Investigates the problem of classifying stance using 1113 two-sided debates for 12 topics, from the debate website Convinceme.com.

They note that there are 3 dialogue structure elements at Convinceme.com:

  1. the side (e.g. pro or con)
  2. explicit rebuttal links
  3. temporal context/state of the debate at a particular time.

They identify rebuttals with 63% accuracy, and classify the side of debates by 54-69% using lexical and contextual features (compared to 49-60% for a unigram baseline).

Human annotators, however, can classify the side of debates 73% of the time (rebuttals) and 87% of the time (non-rebuttals). Posts were difficult to classify in some cases, e.g. short comments and ad hominem responses (39% of those where only 4-6 of the 9 annotators were correct); ambiguous and out-of-context comments (17%); and meta-debate comments (10%).

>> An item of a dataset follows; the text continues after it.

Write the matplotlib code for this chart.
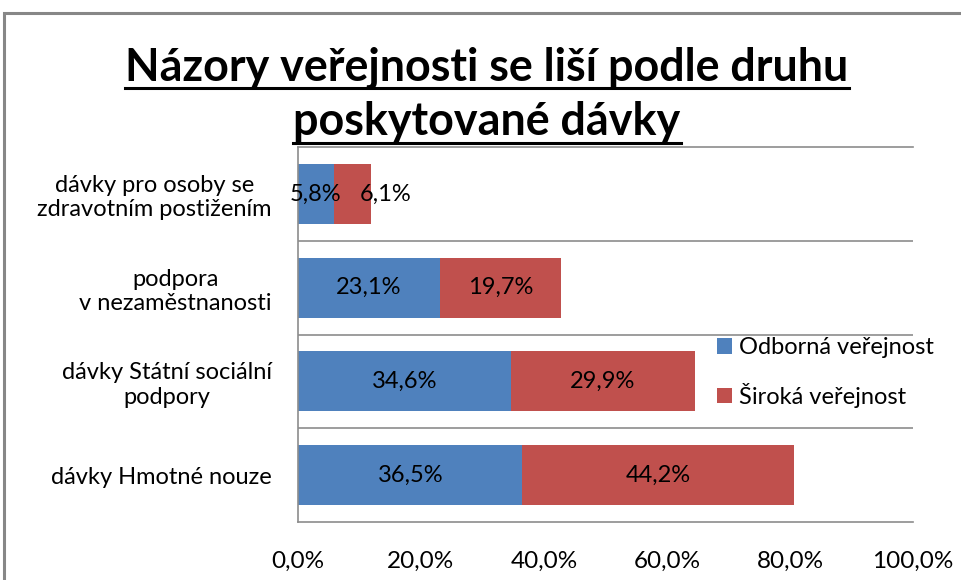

They distinguish ideological and non-ideological topics. Ideological topics have:

  • more posts per author
  • more rebuttals per topic
  • more context-dependence

Yet post length is not correlated with these.

Rebuttals have

  • more "markers of dialogic interaction"
  • more pronouns (you, that, it)
  • more ellipsis
  • more dialogic cue words

Human Annotation

Mechanical Turk was used to get human annotations to judge what side a post was on, without context. They present some interesting results about which posts are harder and easier to place.

Machine Learning

They used the Weka toolkit and two classifiers: NaiveBayes and JRip with the following feature sets:

  • Post info (IsRebuttal, Poster)
  • Unigrams
  • Bigrams
  • Cue words (initial unigram, bigram, and trigram)
  • Repeated punctuation (collapsed into ??, !!, ?!)
  • LIWC measures and frequences
  • Dependencies derived from the Stanford parser
  • Generalized dependencies (POS of the head word, opinion polarity of both words)
  • Context features ("matching features use for the post from the parent post")

See also

An extended journal version of this paper was submitted as That’s your evidence?: Classifying stance in online political debate

Theoretical and Practical Relevance

Their corpus is available!

May contribute to long-term goals; they suggest that their work is motivated by

  1. Automatic summarization
  2. Understanding persuasiveness
  3. "Identifying the linguistic reflexes of perlocutionary acts" (e.g. persuasion, disagreement)

Significant review of related work, embedded in the paper.